Shortly after the proclamation was issued, a new governor arrived in Le Cap, Saint-Domingue. His name was François-Thomas Galbaud du Fort. He owned property in the colony and hoped to preserve the slave system. For these reasons, he distrusted and even hated Polverel and Sonthonax. Galbaud insulted the civil commissioners, and his pro-slavery rhetoric was supported by many of Le Cap's whites. Sonthonax and Polverel returned to Le Cap (they were in different regions of Saint-Domingue) and imprisoned Galbaud in a ship because of his defiant behavior.

Galbaud, however, enjoyed support from the sailors then anchored near the ship and from other whites in the city. On 20 June 1793, Galbaud managed to escape and attack Le Cap, aiming to capture Sonthonax and Polverel. The commissioners, massively outnumbered, escaped to the outskirts of the city. Galbaud's followers rampaged through the city, and fires burnt much of it to the ground. To recapture the city, Polverel and Sonthonax issued a statement saying that all blacks who would join them and fight against Galbaud would be granted French citizenship. Some of the slaves who were revolting answered their call, as did many freed blacks. Some white troops also remained loyal to Polverel. With the combined efforts of these three groups, Polverel returned to Le Cap, defeated Galbaud, and took control of the city.
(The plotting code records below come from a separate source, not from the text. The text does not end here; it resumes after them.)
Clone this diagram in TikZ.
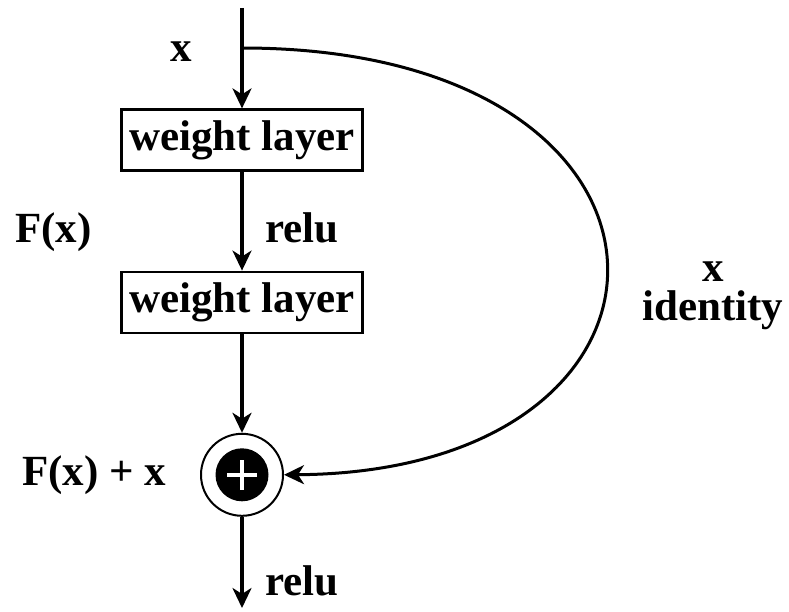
\documentclass[tikz,border=0pt]{standalone}
\usepackage{fontspec}
\setmainfont{Liberation Serif}
\usepackage{tikz}
\usetikzlibrary{arrows.meta,positioning}

\begin{document}
\begin{tikzpicture}[x=1pt, y=-1pt,
      node distance=99pt,
      capa/.style={rectangle, draw, line width=2.2pt, minimum width=241pt,
                   minimum height=61pt, inner sep=0pt,
                   font=\fontsize{43}{46}\selectfont\bfseries},
      etiq/.style={inner sep=0pt, anchor=base west,
                   font=\fontsize{43}{46}\selectfont\bfseries},
      suma/.style={circle, draw, line width=2pt, minimum size=82pt, inner sep=0pt},
      flecha/.style={-{Stealth[length=20pt, width=19pt, inset=6pt]}, line width=3.3pt}]

    \useasboundingbox (0,0) rectangle (789,612);

    \coordinate (in) at (242,8);
    \coordinate (split) at (242,48);
    \node[capa] (w1) at (242,140) {weight layer};
    \node[capa, below=of w1] (w2) {weight layer};
    \node[suma, below=of w2] (sum) {};
    \coordinate (out) at (242,608);

    % plus sign
    \fill (sum.center) circle[radius=26.5pt];
    \draw[white, line width=4pt] ([xshift=-15pt]sum.center) -- ([xshift=15pt]sum.center);
    \draw[white, line width=4pt] ([yshift=-15pt]sum.center) -- ([yshift=15pt]sum.center);

    \draw[flecha] (in) -- (w1);
    \draw[flecha] (w1) -- (w2);
    \draw[flecha] (w2) -- (sum);
    \draw[flecha] (sum) -- (out);
    \draw[flecha, line width=3pt] (split) .. controls (720,48) and (720,472) .. (sum.east);

    \node[etiq] (lx) at (170,62) {x};
    \node[etiq] (lf) at (15,243) {F(x)};
    \node[etiq] (r1) at (265,243) {relu};
    \node[etiq] (lfx) at (22,485) {F(x) + x};
    \node[etiq] (r2) at (265,595) {relu};
    \node[inner sep=0pt, align=center, font=\fontsize{43}{39}\selectfont\bfseries]
         (id) at (713,296) {x\\identity};
  \end{tikzpicture}
\end{document}
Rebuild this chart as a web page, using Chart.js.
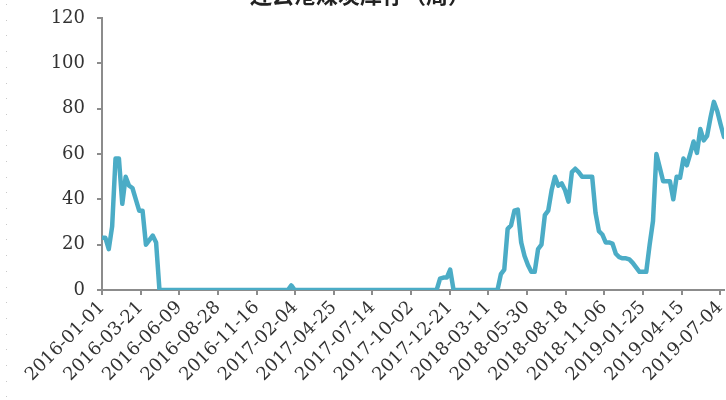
<!DOCTYPE html>
<html>
<head>
<meta charset="utf-8">
<script src="https://cdn.jsdelivr.net/npm/chart.js@4"></script>
<style>
  html, body { margin: 0; padding: 0; background: #fff; }
  #wrap { width: 726px; height: 400px; position: relative; overflow: hidden; }
</style>
</head>
<body>
<div id="wrap"><canvas id="lineChart" width="726" height="400"></canvas></div>
<script>
// 连云港煤炭库存（周） - weekly values starting 2016-01-01
const chartTitle = '连云港煤炭库存（周）';
const startDate = '2016-01-01';
const weekStepDays = 7;

const stockValues = [
  23, 23, 18, 28, 58, 58, 38, 50, 46, 45,
  40, 35, 35, 20, 22, 24, 21, 0, 0, 0,
  0, 0, 0, 0, 0, 0, 0, 0, 0, 0,
  0, 0, 0, 0, 0, 0, 0, 0, 0, 0,
  0, 0, 0, 0, 0, 0, 0, 0, 0, 0,
  0, 0, 0, 0, 0, 0, 2, 0, 0, 0,
  0, 0, 0, 0, 0, 0, 0, 0, 0, 0,
  0, 0, 0, 0, 0, 0, 0, 0, 0, 0,
  0, 0, 0, 0, 0, 0, 0, 0, 0, 0,
  0, 0, 0, 0, 0, 0, 0, 0, 0, 0,
  5, 5.5, 5.5, 9, 0, 0, 0, 0, 0, 0,
  0, 0, 0, 0, 0, 0, 0, 0, 7, 9,
  27, 28.5, 35, 35.5, 21, 15, 11, 8, 8, 18,
  20, 33, 35, 44, 50, 46, 47, 44, 39, 52,
  53.5, 52, 50, 50, 50, 50, 34, 26, 24.5, 21,
  21, 20.5, 16, 14.5, 14, 14, 13.5, 12, 10, 8,
  8, 8, 20, 30.5, 60, 54, 48, 48, 48, 40,
  50, 49.5, 58, 55, 60, 65.5, 60.5, 71, 66, 68,
  76, 83, 79, 73, 67.5
];

const xTickLabels = [
  '2016-01-01', '2016-03-21', '2016-06-09', '2016-08-28', '2016-11-16',
  '2017-02-04', '2017-04-25', '2017-07-14', '2017-10-02', '2017-12-21',
  '2018-03-11', '2018-05-30', '2018-08-18', '2018-11-06', '2019-01-25',
  '2019-04-15', '2019-07-04'
];
const xTickStepDays = 80;
const yTicks = [0, 20, 40, 60, 80, 100, 120];

const DAY = 86400000;
const t0 = Date.parse(startDate + 'T00:00:00Z');
const points = stockValues.map((v, i) => ({ x: (t0 + i * weekStepDays * DAY - t0) / DAY, y: v }));

const axisColor = '#8c8c8c';
const tickFont = { family: '"DejaVu Serif", serif', size: 18 };

// faint dotted column at the left edge + cut-off title
const decorPlugin = {
  id: 'decor',
  afterDraw(chart) {
    const ctx = chart.ctx;
    ctx.save();
    ctx.fillStyle = '#c8c8c8';
    for (let y = 4; y < 400; y += 15.7) ctx.fillRect(6, Math.round(y), 1, 1);
    ctx.fillStyle = '#222';
    ctx.font = 'bold 22px "Noto Sans CJK SC", sans-serif';
    ctx.textAlign = 'center';
    ctx.textBaseline = 'alphabetic';
    ctx.fillText(chartTitle, 360, 3);
    ctx.restore();
  }
};

new Chart(document.getElementById('lineChart'), {
  type: 'line',
  data: {
    datasets: [{
      label: chartTitle,
      data: points,
      borderColor: '#4bacc6',
      borderWidth: 4.5,
      pointRadius: 0,
      tension: 0,
      borderJoinStyle: 'round',
      borderCapStyle: 'round',
      fill: false
    }]
  },
  options: {
    responsive: false,
    animation: false,
    events: [],
    layout: { padding: { top: 18, right: 2, left: 0, bottom: 0 } },
    plugins: { legend: { display: false }, tooltip: { enabled: false } },
    scales: {
      x: {
        type: 'linear',
        min: 0,
        max: 1288,
        afterBuildTicks(scale) {
          scale.ticks = xTickLabels.map((_, k) => ({ value: k * xTickStepDays }));
        },
        afterFit(scale) {
          scale.height = 110;
          scale.paddingLeft = 0;
          scale.paddingRight = 0;
        },
        ticks: {
          autoSkip: false,
          minRotation: 45,
          maxRotation: 45,
          padding: 2,
          color: '#333',
          font: tickFont,
          callback: (val, idx) => xTickLabels[idx]
        },
        grid: { drawOnChartArea: false, drawTicks: true, tickLength: 5, color: axisColor, lineWidth: 2 },
        border: { color: axisColor, width: 2 }
      },
      y: {
        min: 0,
        max: 120,
        afterBuildTicks(scale) {
          scale.ticks = yTicks.map(v => ({ value: v }));
        },
        afterFit(scale) {
          scale.width = 102;
          scale.paddingTop = 0;
          scale.paddingBottom = 0;
        },
        ticks: { padding: 12, color: '#333', font: tickFont },
        grid: { drawOnChartArea: false, drawTicks: true, tickLength: 5, color: axisColor, lineWidth: 2 },
        border: { color: axisColor, width: 2 }
      }
    }
  },
  plugins: [decorPlugin]
});
</script>
</body>
</html>
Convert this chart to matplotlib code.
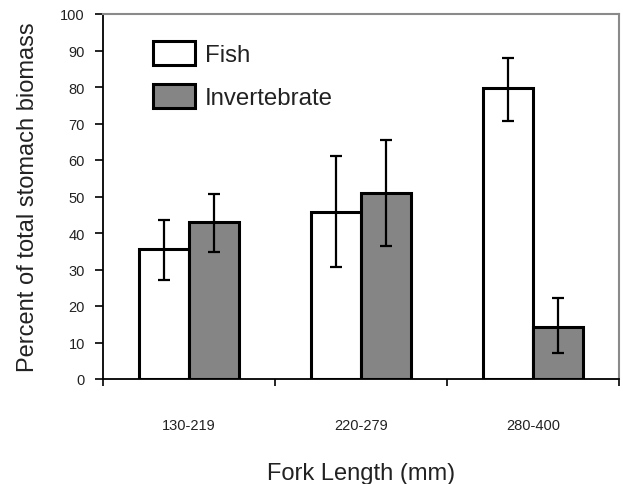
import matplotlib
matplotlib.use("Agg")
import matplotlib.pyplot as plt
import numpy as np

categories = ["130-219", "220-279", "280-400"]
fish = [35.5, 45.8, 79.6]
fish_lo = [27.0, 30.6, 70.8]
fish_hi = [43.5, 61.2, 87.9]
invert = [43.0, 51.0, 14.3]
invert_lo = [34.7, 36.4, 7.2]
invert_hi = [50.7, 65.6, 22.3]

plt.rcParams['font.family'] = ['Liberation Sans', 'DejaVu Sans']

fig = plt.figure(figsize=(6.23, 4.85), dpi=100)
ax = fig.add_axes([103/623, 1-380/485, (619-103)/623, (380-15)/485])

x = np.arange(len(categories)) + 0.5
w = 0.29
err_kw = dict(ecolor='black', elinewidth=1.6, capsize=4, capthick=1.6)
fy = np.array(fish)
iy = np.array(invert)
ax.bar(x - w/2, fish, w, color='white', edgecolor='black', linewidth=2.2, label='Fish',
       yerr=[fy - np.array(fish_lo), np.array(fish_hi) - fy], error_kw=err_kw, zorder=2)
ax.bar(x + w/2, invert, w, color='#858585', edgecolor='black', linewidth=2.2, label='Invertebrate',
       yerr=[iy - np.array(invert_lo), np.array(invert_hi) - iy], error_kw=err_kw, zorder=2)

ax.set_xlim(0, 3)
ax.set_ylim(0, 100)
ax.set_yticks(np.arange(0, 101, 10))
ax.set_xticks([0, 1, 2, 3])
ax.set_xticklabels([])
ax.set_xticks(x, minor=True)
ax.set_xticklabels(categories, minor=True)
ax.tick_params(axis='x', which='minor', length=0, pad=28, labelsize=10.5, labelcolor='#222222')
ax.tick_params(axis='x', which='major', length=5, width=1.2, direction='out')
ax.tick_params(axis='y', length=6, width=1.2, direction='out', pad=7, labelsize=10.5, labelcolor='#222222')

for s in ['left', 'bottom']:
    ax.spines[s].set_color('black')
    ax.spines[s].set_linewidth(1.3)
for s in ['top', 'right']:
    ax.spines[s].set_color('#8a8a8a')
    ax.spines[s].set_linewidth(1.5)

ax.set_ylabel('Percent of total stomach biomass', fontsize=17, color='#222222', labelpad=15)
ax.set_xlabel('Fork Length (mm)', fontsize=17, color='#222222', labelpad=22)

leg = ax.legend(loc='upper left', bbox_to_anchor=(0.078, 0.953), frameon=False, fontsize=17.3,
                handlelength=1.75, handleheight=1.15, labelspacing=0.75, handletextpad=0.4,
                borderaxespad=0)
for t in leg.get_texts():
    t.set_color('#222222')

fig.savefig('out.png', dpi=100)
By this time, France and her empire was in a state of war with Spain and Britain thanks to the French Revolutionary Wars. Counter-revolutionary French planters had already signed an alliance with the British government to counter Republican control over Saint-Domingue. Both nations wished to assume control over the prosperous colony, in particular Spain, which maintained control over Captaincy General of Santo Domingo; the colony which occupied the eastern half of the island. Aware of the numerous threats to Republican control in the colony, Polverel quickly realized he needed to gather even more support to preserve French rule in Saint-Domingue. In August 1793, Polverel and Sonthonax issued general emancipation for all Blacks born in France's colonies, including for their families. Polverel followed that proclamation with another in October, which stated that all blacks were to be French citizens and enjoy full and complete equality. Following emancipation, though, Polverel hoped to provide one more incentive for the blacks to fight for the French Republic. He therefore decreed that blacks were to be given exclusive rights over land in a year's time. He also passed other laws on post-slave labor, including a requirement that freed slaves continue to work on their plantations for one year following the decree. This measures eventually won over the Black population of Saint-Domingue to the Republican cause, where Polverel wasted no time in drafting them into the pro-Republican forces active on the island. The new recruits assisted Polverel and other Republican commanders in keeping the colony French for almost a decade.